## [Stated problem]
The line containing "2, 3, 4, 5, 6, 7, 8, 9, 20, 30];" marks the end: extract everything from the first line of the data through that line, exactly, with no pictures.

## [Source material]
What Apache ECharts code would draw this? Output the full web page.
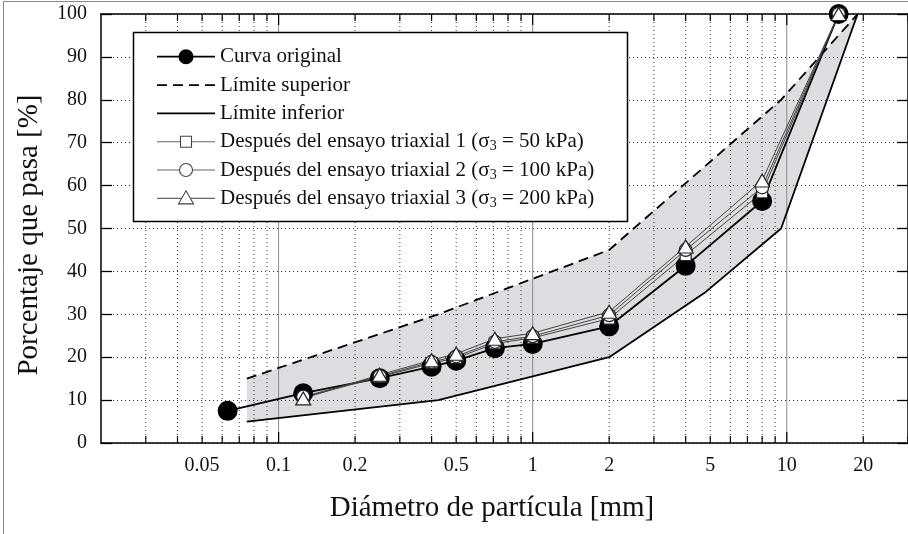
<!DOCTYPE html>
<html>
<head>
<meta charset="utf-8">
<script src="https://cdn.jsdelivr.net/npm/echarts@6/dist/echarts.min.js"></script>
<style>
  html, body { margin: 0; padding: 0; background: #fff; }
  #chart { width: 908px; height: 534px; }
</style>
</head>
<body>
<div id="chart"></div>
<script>
// Grain size distribution: particle diameter (mm) vs. percent passing
const sizesOriginal = [0.063, 0.125, 0.25, 0.4, 0.5, 0.71, 1, 2, 4, 8, 16];
const passOriginal  = [7.5, 11.6, 15.1, 17.8, 19.2, 22.1, 23.1, 27.2, 41.3, 56.4, 100];

const sizesTriaxial = [0.125, 0.25, 0.4, 0.5, 0.71, 1, 2, 4, 8, 16];
const passTriaxial1 = [10.6, 15.4, 18.6, 19.8, 23.2, 24.5, 29.0, 43.8, 58.4, 100];
const passTriaxial2 = [10.8, 15.6, 18.9, 20.2, 23.6, 24.9, 29.8, 45.0, 59.6, 100];
const passTriaxial3 = [10.4, 15.9, 19.3, 20.8, 24.3, 25.6, 30.6, 45.8, 61.2, 100];

const sizesUpper = [0.075, 0.425, 2, 9.5, 19];
const passUpper  = [15, 30, 45, 80, 100];
const sizesLower = [0.075, 0.425, 2, 4.75, 9.5, 19];
const passLower  = [5, 10, 20, 35, 50, 100];

// Log-axis tick positions and labels
const xLabelValues = [0.05, 0.1, 0.2, 0.5, 1, 2, 5, 10, 20];
const xMajorValues = [0.1, 1, 10];
const xMinorValues = [0.03, 0.04, 0.05, 0.06, 0.07, 0.08, 0.09,
                      0.2, 0.3, 0.4, 0.5, 0.6, 0.7, 0.8, 0.9,
                      2, 3, 4, 5, 6, 7, 8, 9, 20, 30];

const legendNames = [
  'Curva original',
  'Límite superior',
  'Límite inferior',
  'Después del ensayo triaxial 1 (σ',
  'Después del ensayo triaxial 2 (σ',
  'Después del ensayo triaxial 3 (σ'
];
const legendStress = ['50 kPa', '100 kPa', '200 kPa'];

const SERIF = '"Liberation Serif", "Times New Roman", serif';
const pairs = (xs, ys) => xs.map((x, i) => [x, ys[i]]);
const upperPts = pairs(sizesUpper, passUpper);
const lowerPts = pairs(sizesLower, passLower);

const chart = echarts.init(document.getElementById('chart'), null, { renderer: 'canvas' });

const axisLineStyle = { color: '#000', width: 1.5 };

// Legend drawn as a framed block of graphic elements
const legendChildren = [];
const LX = 133.5, LY = 32.5, LW = 494, LH = 189;
legendChildren.push({
  type: 'rect', z: 100,
  shape: { x: LX, y: LY, width: LW, height: LH },
  style: { fill: '#fff', stroke: '#000', lineWidth: 1.5 }
});
const rowY = i => 56.7 + i * 28.33;
const sx0 = 157, sx1 = 215, scx = 186;
legendNames.forEach((name, i) => {
  const y = rowY(i);
  if (i === 0) {
    legendChildren.push({ type: 'line', z: 101, shape: { x1: sx0, y1: y, x2: sx1, y2: y }, style: { stroke: '#000', lineWidth: 1.8 } });
    legendChildren.push({ type: 'circle', z: 102, shape: { cx: scx, cy: y, r: 7.5 }, style: { fill: '#000' } });
  } else if (i === 1) {
    legendChildren.push({ type: 'line', z: 101, shape: { x1: sx0, y1: y, x2: sx1, y2: y }, style: { stroke: '#000', lineWidth: 1.8, lineDash: [10, 6] } });
  } else if (i === 2) {
    legendChildren.push({ type: 'line', z: 101, shape: { x1: sx0, y1: y, x2: sx1, y2: y }, style: { stroke: '#000', lineWidth: 1.8 } });
  } else {
    legendChildren.push({ type: 'line', z: 101, shape: { x1: sx0, y1: y, x2: sx1, y2: y }, style: { stroke: '#666', lineWidth: 1.1 } });
    const mk = { fill: '#fff', stroke: '#444', lineWidth: 1.1 };
    if (i === 3) legendChildren.push({ type: 'rect', z: 102, shape: { x: scx - 5.5, y: y - 5.5, width: 11, height: 11 }, style: mk });
    if (i === 4) legendChildren.push({ type: 'circle', z: 102, shape: { cx: scx, cy: y, r: 6.5 }, style: mk });
    if (i === 5) legendChildren.push({ type: 'polygon', z: 102, shape: { points: [[scx, y - 7.5], [scx + 7.5, y + 5.5], [scx - 7.5, y + 5.5]] }, style: mk });
  }
  const text = i < 3
    ? '{n|' + name + '}'
    : '{n|' + name + '}{s|3}{n| = ' + legendStress[i - 3] + ')}';
  legendChildren.push({
    type: 'text', z: 102, x: 220, y: y,
    style: {
      text: text, verticalAlign: 'middle', align: 'left',
      rich: {
        n: { fontSize: 21, fontFamily: SERIF, fill: '#111', lineHeight: 24, verticalAlign: 'middle' },
        s: { fontSize: 14, fontFamily: SERIF, fill: '#111', lineHeight: 14, verticalAlign: 'bottom', padding: [8, 0, 0, 0] }
      }
    }
  });
});

const option = {
  animation: false,
  backgroundColor: '#fff',
  grid: { left: 101, top: 14, width: 811.6, height: 429, containLabel: false },
  xAxis: [
    {
      type: 'log', logBase: 10, min: 0.02, max: 30, position: 'bottom',
      axisLine: { show: true, onZero: false, lineStyle: axisLineStyle },
      axisTick: { show: false }, axisLabel: { show: false }, splitLine: { show: false }
    },
    {
      type: 'log', logBase: 10, min: 0.02, max: 30, position: 'top',
      axisLine: { show: true, onZero: false, lineStyle: axisLineStyle },
      axisTick: { show: false }, axisLabel: { show: false }, splitLine: { show: false }
    }
  ],
  yAxis: [
    {
      type: 'value', min: 0, max: 100, interval: 10, position: 'left',
      axisLine: { show: true, lineStyle: axisLineStyle },
      axisTick: { show: true, inside: true, length: 11, lineStyle: { color: '#000', width: 1.3 } },
      axisLabel: { margin: 14, color: '#111', fontSize: 20, fontFamily: SERIF },
      splitLine: { show: true, lineStyle: { color: '#333', width: 1, type: [1, 3] } }
    },
    {
      type: 'value', min: 0, max: 100, interval: 10, position: 'right',
      axisLine: { show: true, lineStyle: axisLineStyle },
      axisTick: { show: true, inside: true, length: 11, lineStyle: { color: '#000', width: 1.3 } },
      axisLabel: { show: false }, splitLine: { show: false }
    }
  ],
  graphic: [
    { type: 'rect', z: 100, silent: true, shape: { x: 3.5, y: 1.5, width: 1200, height: 1200 }, style: { fill: 'none', stroke: '#888', lineWidth: 1 } },
    { type: 'group', children: legendChildren },
    {
      type: 'text', z: 100, x: 492, y: 508,
      style: { text: 'Diámetro de partícula [mm]', fontSize: 29, fontFamily: SERIF, fill: '#111', align: 'center', verticalAlign: 'middle' }
    },
    {
      type: 'text', z: 100, x: 29, y: 235, rotation: Math.PI / 2,
      style: { text: 'Porcentaje que pasa [%]', fontSize: 29, fontFamily: SERIF, fill: '#111', align: 'center', verticalAlign: 'middle' }
    }
  ],
  series: [
    {
      // Shaded band between the grading limits
      type: 'custom', z: -1, silent: true,
      data: [[1, 50]],
      renderItem: (params, api) => {
        const pts = upperPts.map(p => api.coord(p))
          .concat(lowerPts.slice().reverse().map(p => api.coord(p)));
        return { type: 'polygon', shape: { points: pts }, style: { fill: '#dcdde0' } };
      }
    },
    {
      // Dotted vertical grid lines
      type: 'custom', z: 1, silent: true,
      data: xMinorValues.map(v => [v, 0]),
      renderItem: (params, api) => {
        const p0 = api.coord([api.value(0), 0]);
        const p1 = api.coord([api.value(0), 100]);
        return { type: 'line', shape: { x1: p0[0], y1: p0[1], x2: p1[0], y2: p1[1] },
                 style: { stroke: '#333', lineWidth: 1, lineDash: [1, 3] } };
      }
    },
    {
      // Solid decade lines
      type: 'custom', z: 1, silent: true,
      data: xMajorValues.map(v => [v, 0]),
      renderItem: (params, api) => {
        const p0 = api.coord([api.value(0), 0]);
        const p1 = api.coord([api.value(0), 100]);
        return { type: 'line', shape: { x1: p0[0], y1: p0[1], x2: p1[0], y2: p1[1] },
                 style: { stroke: '#8a8a8a', lineWidth: 1 } };
      }
    },
    {
      name: 'Límite superior', type: 'line', data: upperPts, symbol: 'none',
      lineStyle: { color: '#000', width: 1.8, type: [10, 6] }
    },
    {
      name: 'Límite inferior', type: 'line', data: lowerPts, symbol: 'none',
      lineStyle: { color: '#000', width: 1.8 }
    },
    {
      name: 'Curva original', type: 'line', data: pairs(sizesOriginal, passOriginal),
      symbol: 'circle', symbolSize: 20,
      lineStyle: { color: '#000', width: 1.8 }, itemStyle: { color: '#000' }
    },
    {
      name: 'Triaxial 1', type: 'line', data: pairs(sizesTriaxial, passTriaxial1),
      symbol: 'rect', symbolSize: 11,
      lineStyle: { color: '#444', width: 1 },
      itemStyle: { color: '#fff', borderColor: '#222', borderWidth: 1.2 }
    },
    {
      name: 'Triaxial 2', type: 'line', data: pairs(sizesTriaxial, passTriaxial2),
      symbol: 'circle', symbolSize: 13,
      lineStyle: { color: '#444', width: 1 },
      itemStyle: { color: '#fff', borderColor: '#222', borderWidth: 1.2 }
    },
    {
      name: 'Triaxial 3', type: 'line', data: pairs(sizesTriaxial, passTriaxial3),
      symbol: 'triangle', symbolSize: [15, 13],
      lineStyle: { color: '#444', width: 1 },
      itemStyle: { color: '#fff', borderColor: '#222', borderWidth: 1.2 }
    },
    {
      // Inward ticks on bottom and top axes
      type: 'custom', z: 5, silent: true,
      data: xMinorValues.map(v => [v, 7]).concat(xMajorValues.map(v => [v, 11])),
      renderItem: (params, api) => {
        const len = api.value(1);
        const b = api.coord([api.value(0), 0]);
        const t = api.coord([api.value(0), 100]);
        const st = { stroke: '#000', lineWidth: 1.2 };
        return { type: 'group', children: [
          { type: 'line', shape: { x1: b[0], y1: b[1], x2: b[0], y2: b[1] - len }, style: st },
          { type: 'line', shape: { x1: t[0], y1: t[1], x2: t[0], y2: t[1] + len }, style: st }
        ] };
      }
    },
    {
      // Bottom axis labels
      type: 'custom', z: 5, silent: true,
      data: xLabelValues.map(v => [v, 0]),
      renderItem: (params, api) => {
        const v = api.value(0);
        const p = api.coord([v, 0]);
        return { type: 'text', x: p[0], y: p[1] + 23,
                 style: { text: String(v), fontSize: 20, fontFamily: SERIF, fill: '#111', align: 'center', verticalAlign: 'middle' } };
      }
    }
  ]
};

chart.setOption(option);
</script>
</body>
</html>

## [Solution]
What Apache ECharts code would draw this? Output the full web page.
<!DOCTYPE html>
<html>
<head>
<meta charset="utf-8">
<script src="https://cdn.jsdelivr.net/npm/echarts@6/dist/echarts.min.js"></script>
<style>
  html, body { margin: 0; padding: 0; background: #fff; }
  #chart { width: 908px; height: 534px; }
</style>
</head>
<body>
<div id="chart"></div>
<script>
// Grain size distribution: particle diameter (mm) vs. percent passing
const sizesOriginal = [0.063, 0.125, 0.25, 0.4, 0.5, 0.71, 1, 2, 4, 8, 16];
const passOriginal  = [7.5, 11.6, 15.1, 17.8, 19.2, 22.1, 23.1, 27.2, 41.3, 56.4, 100];

const sizesTriaxial = [0.125, 0.25, 0.4, 0.5, 0.71, 1, 2, 4, 8, 16];
const passTriaxial1 = [10.6, 15.4, 18.6, 19.8, 23.2, 24.5, 29.0, 43.8, 58.4, 100];
const passTriaxial2 = [10.8, 15.6, 18.9, 20.2, 23.6, 24.9, 29.8, 45.0, 59.6, 100];
const passTriaxial3 = [10.4, 15.9, 19.3, 20.8, 24.3, 25.6, 30.6, 45.8, 61.2, 100];

const sizesUpper = [0.075, 0.425, 2, 9.5, 19];
const passUpper  = [15, 30, 45, 80, 100];
const sizesLower = [0.075, 0.425, 2, 4.75, 9.5, 19];
const passLower  = [5, 10, 20, 35, 50, 100];

// Log-axis tick positions and labels
const xLabelValues = [0.05, 0.1, 0.2, 0.5, 1, 2, 5, 10, 20];
const xMajorValues = [0.1, 1, 10];
const xMinorValues = [0.03, 0.04, 0.05, 0.06, 0.07, 0.08, 0.09,
                      0.2, 0.3, 0.4, 0.5, 0.6, 0.7, 0.8, 0.9,
                      2, 3, 4, 5, 6, 7, 8, 9, 20, 30];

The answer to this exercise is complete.